よく使われるビジネス用語に「ベンチマーキング」「ベストプラクティス」という用語がある。カタカナ用語でわかりにくいが、ネット上にある用語解説にいくつかリンクを張って見よう(「ベンチマーキング」へのリンクしかないが、用語解説の中に「ベストプラクティス」についても触れられている)
ベンチマーキング(@IT情報マネジメント用語辞典)
ベンチマーキング(NRI経営用語の基礎知識)
ベンチマーキング(MBA/MOT学習に役立つ経営・ビジネス用語集)
いろいろと難しいことが書かれているが、非常にざっくりといってしまえば、その道の一番手の真似をすることで、物事をうまく回していきましょう、ということ。
10/22のエントリーで、文部省(含む、文化庁)所管の公益法人の伝統武道、伝統文化等の権威ある団体のうち、どんな団体が英語で情報発信をしているか力任せにひとつひとつ確かめてリストにしてみた。本日のエントリーでは、その中でどれがベストプラクティスといえるのかを考えてみたい。
筆者の結論では、それは相撲協会ということになる。われわれ日本人は、相撲の情報を得るのに日本語しか普通使わないので、同協会がどのような英語の情報発信をしているか知らない人がほとんどであろう。筆者も最近まで知らなかった。次のページを見ていただきたい。
英語版のトップページである。情報量は多く、幕内の番付表(力士の四股名はローマ字表記されている)があり、その下の番付表へのリンクがある。そのほか、トップページからのリンクとして、11月場所の案内、チケット情報などの営業情報のほか、相撲部屋の案内、「親方」「行司」「呼び出し」などの相撲界独特の役職の説明、歴代優勝者のリスト、イラスト入りの決まり手それぞれの解説、初心者向けのガイドテキスト、場所前の注目力士へのインタビュー(動画)などがある。

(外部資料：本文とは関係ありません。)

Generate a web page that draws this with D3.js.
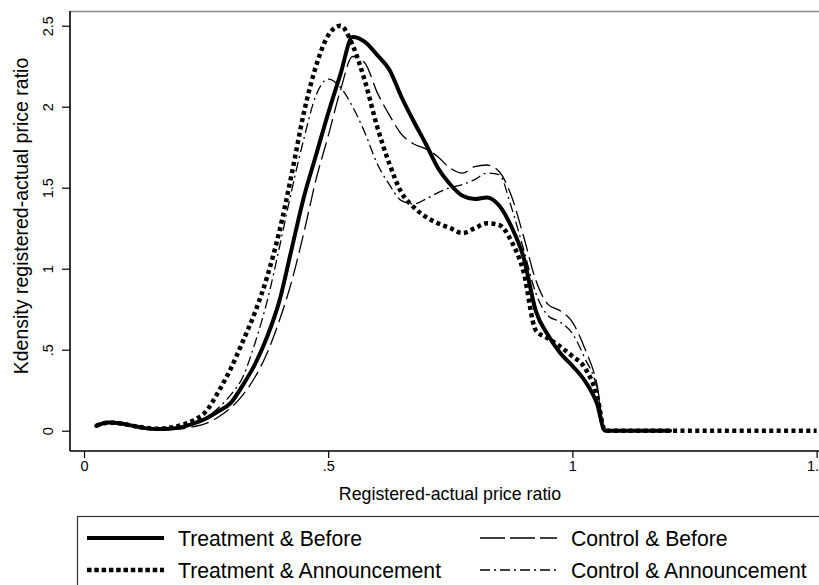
<!DOCTYPE html>
<html>
<head>
<meta charset="utf-8">
<script src="https://cdn.jsdelivr.net/npm/d3@7"></script>
<style>
  html, body { margin: 0; padding: 0; background: #fff; }
  svg { display: block; font-family: Arial, "Liberation Sans", sans-serif; }
</style>
</head>
<body>
<svg id="chart" width="819" height="585"></svg>
<script>
// Evaluation grid of the ratio (x) at which each kernel density is read
const xGrid = [0.025, 0.05, 0.075, 0.1, 0.125, 0.15, 0.175, 0.2, 0.225, 0.25,
  0.275, 0.3, 0.325, 0.35, 0.375, 0.4, 0.425, 0.45, 0.475, 0.5,
  0.525, 0.55, 0.575, 0.6, 0.625, 0.65, 0.675, 0.7, 0.725, 0.75,
  0.775, 0.8, 0.825, 0.85, 0.875, 0.9, 0.925, 0.95, 0.975, 1.0,
  1.025, 1.05, 1.067, 1.1];

// Density estimates per group
const treatBefore = [0.03, 0.05, 0.045, 0.03, 0.016, 0.01, 0.012, 0.022, 0.045, 0.075,
  0.12, 0.17, 0.28, 0.41, 0.58, 0.80, 1.12, 1.44, 1.70, 1.96,
  2.20, 2.43, 2.40, 2.32, 2.23, 2.06, 1.91, 1.77, 1.62, 1.52,
  1.45, 1.43, 1.44, 1.39, 1.26, 1.07, 0.74, 0.59, 0.48, 0.40,
  0.31, 0.17, 0, 0];
const treatAnnounce = [0.03, 0.05, 0.045, 0.03, 0.018, 0.012, 0.018, 0.035, 0.065, 0.12,
  0.24, 0.38, 0.55, 0.73, 0.95, 1.23, 1.58, 1.96, 2.25, 2.44,
  2.50, 2.38, 2.16, 1.88, 1.65, 1.47, 1.38, 1.32, 1.28, 1.25,
  1.22, 1.25, 1.28, 1.27, 1.17, 0.98, 0.62, 0.57, 0.52, 0.46,
  0.39, 0.22, 0, 0];
const controlBefore = [0.03, 0.045, 0.04, 0.028, 0.015, 0.008, 0.008, 0.012, 0.025, 0.045,
  0.085, 0.14, 0.22, 0.33, 0.48, 0.68, 0.92, 1.22, 1.55, 1.82,
  2.10, 2.31, 2.27, 2.09, 1.95, 1.83, 1.77, 1.74, 1.69, 1.62,
  1.59, 1.63, 1.64, 1.60, 1.45, 1.20, 0.93, 0.78, 0.74, 0.67,
  0.51, 0.29, 0, 0];
const controlAnnounce = [0.03, 0.045, 0.04, 0.028, 0.015, 0.01, 0.012, 0.025, 0.045, 0.08,
  0.14, 0.22, 0.33, 0.54, 0.80, 1.13, 1.48, 1.80, 2.07, 2.17,
  2.12, 2.00, 1.84, 1.65, 1.52, 1.42, 1.40, 1.43, 1.47, 1.50,
  1.52, 1.55, 1.59, 1.58, 1.38, 1.12, 0.85, 0.71, 0.67, 0.60,
  0.45, 0.27, 0, 0];

// Upper end of the zero tail for each group (last observed ratio)
const tailEnd = [1.2, 1.5, 1.15, 1.15];

const seriesNames = ["Treatment & Before", "Treatment & Announcement",
  "Control & Before", "Control & Announcement"];

const xTicks = [0, 0.5, 1, 1.5];
const xTickLabels = ["0", ".5", "1", "1.5"];
const yTicks = [0, 0.5, 1, 1.5, 2, 2.5];
const yTickLabels = ["0", ".5", "1", "1.5", "2", "2.5"];

const xTitle = "Registered-actual price ratio";
const yTitle = "Kdensity registered-actual price ratio";

// ---- layout ----
const svg = d3.select("#chart");
const plotLeft = 70, plotTop = 11, plotBottom = 451, plotRight = 830;

const x = d3.scaleLinear().domain([0, 1.5]).range([84, 816.6]);
const y = d3.scaleLinear().domain([0, 2.5]).range([430.7, 25.7]);

// line styles per group
const styles = [
  { width: 4, dash: null, cap: "round", legendDash: null },
  { width: 4.5, dash: "4 3.4", cap: "butt", legendDash: "4.5 2.8" },
  { width: 1.3, dash: "18 6", cap: "butt", legendDash: "25 5" },
  { width: 1.3, dash: "10 4 2 4", cap: "butt", legendDash: "10 4 2 4" }
];

const values = [treatBefore, treatAnnounce, controlBefore, controlAnnounce];

// plot region frame
svg.append("line")
  .attr("x1", plotLeft).attr("x2", plotRight)
  .attr("y1", plotTop + 0.5).attr("y2", plotTop + 0.5)
  .attr("stroke", "#8a8a8a").attr("stroke-width", 1.5);

// curves (drawn so the thick solid ends up on top of the thin ones)
const line = d3.line()
  .x(d => x(d[0]))
  .y(d => y(d[1]))
  .curve(d3.curveMonotoneX);

const drawOrder = [2, 3, 1, 0];
drawOrder.forEach(k => {
  const pts = xGrid.map((xv, i) => [xv, values[k][i]]);
  pts.push([tailEnd[k], 0]);
  const st = styles[k];
  svg.append("path")
    .datum(pts)
    .attr("d", line)
    .attr("fill", "none")
    .attr("stroke", "#000")
    .attr("stroke-width", st.width)
    .attr("stroke-linejoin", "round")
    .attr("stroke-linecap", st.cap)
    .attr("stroke-dasharray", st.dash);
});

// y axis
const yAxis = d3.axisLeft(y)
  .tickValues(yTicks)
  .tickSize(8)
  .tickFormat((d, i) => yTickLabels[i]);
const gy = svg.append("g")
  .attr("transform", `translate(${plotLeft},0)`)
  .call(yAxis);
gy.select(".domain").remove();
gy.selectAll(".tick line").attr("stroke", "#000").attr("stroke-width", 1.2);
gy.selectAll(".tick text")
  .attr("x", null).attr("dy", null)
  .attr("text-anchor", "middle")
  .attr("transform", "translate(-17,0) rotate(-90)")
  .attr("font-size", 14.5)
  .attr("font-family", "Arial, 'Liberation Sans', sans-serif")
  .attr("fill", "#000");
svg.append("line")
  .attr("x1", plotLeft).attr("x2", plotLeft)
  .attr("y1", plotTop).attr("y2", plotBottom)
  .attr("stroke", "#000").attr("stroke-width", 1.6);

// x axis
const xAxis = d3.axisBottom(x)
  .tickValues(xTicks)
  .tickSize(7)
  .tickFormat((d, i) => xTickLabels[i]);
const gx = svg.append("g")
  .attr("transform", `translate(0,${plotBottom})`)
  .call(xAxis);
gx.select(".domain").remove();
gx.selectAll(".tick line").attr("stroke", "#000").attr("stroke-width", 1.2);
gx.selectAll(".tick text")
  .attr("y", 19.5).attr("dy", null)
  .attr("font-size", 14.5)
  .attr("font-family", "Arial, 'Liberation Sans', sans-serif")
  .attr("fill", "#000");
svg.append("line")
  .attr("x1", plotLeft).attr("x2", plotRight)
  .attr("y1", plotBottom).attr("y2", plotBottom)
  .attr("stroke", "#000").attr("stroke-width", 1.6);

// axis titles
svg.append("text")
  .attr("x", 450).attr("y", 500)
  .attr("text-anchor", "middle")
  .attr("font-size", 17.8)
  .text(xTitle);
svg.append("text")
  .attr("transform", "translate(28,216) rotate(-90)")
  .attr("text-anchor", "middle")
  .attr("font-size", 19.5)
  .text(yTitle);

// legend
svg.append("rect")
  .attr("x", 77.5).attr("y", 516.5)
  .attr("width", 760).attr("height", 90)
  .attr("fill", "none").attr("stroke", "#333").attr("stroke-width", 1.2);

const legendCols = [87, 480];
const legendRows = [538, 570];
const legendPos = [[0, 0], [0, 1], [1, 0], [1, 1]];
seriesNames.forEach((name, k) => {
  const lx = legendCols[legendPos[k][0]];
  const ly = legendRows[legendPos[k][1]];
  const st = styles[k];
  svg.append("line")
    .attr("x1", lx).attr("x2", lx + 77)
    .attr("y1", ly).attr("y2", ly)
    .attr("stroke", "#000")
    .attr("stroke-width", st.width)
    .attr("stroke-dasharray", st.legendDash);
  svg.append("text")
    .attr("x", lx + 91).attr("y", ly + 8)
    .attr("font-size", 21.2)
    .text(name);
});
</script>
</body>
</html>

今は場所直前なので、載っていないが、場所が始まるか終わるかすると、直近の幕内のなかから、見所のある取り組みを15番ほど動画で紹介するコンテンツも載るはずである。
この Goo大相撲には、初めての外国の方が相撲とは何かを理解する入門者向けのコンテンツと、場所ごとに更新される既にそれなりに相撲ファンになった方向けの、いわば中級者向けのコンテンツが両方集められている。
Goo大相撲のような、動画を含んだ情報発信は、相撲協会単独でできることではない。この場合は、NTT-X(現NTTレゾナント)との共同プロジェクトとして始まったのが、2004年1月19日のプレスリリースでわかる。以下、重要と思うところを引用する(太字の強調は筆者による)
本取り組みは、提供情報の拡充と相撲ファンの更なる拡大を目指し行うもので、ポータルサイトで大相撲の公式情報を提供するのは初の試みです。
本場所中の各力士の最新の番付、星取情報をはじめ、毎日の取組情報や過去の名力士情報など、他のサイトでは見ることのできない日本相撲協会公式情報ならではの豊富な情報を、画像や動画を交え日本語と共に英語でも紹介します。
3年近く前から相撲の世界では、権威のある団体が画像や動画を交えた英語による情報発信を継続的に行っていたわけだ。新たに外国語による情報発信を始める伝統武道、伝統文化等の権威ある団体は、相撲協会の例を大いに参考にするとよいのではないかと思う。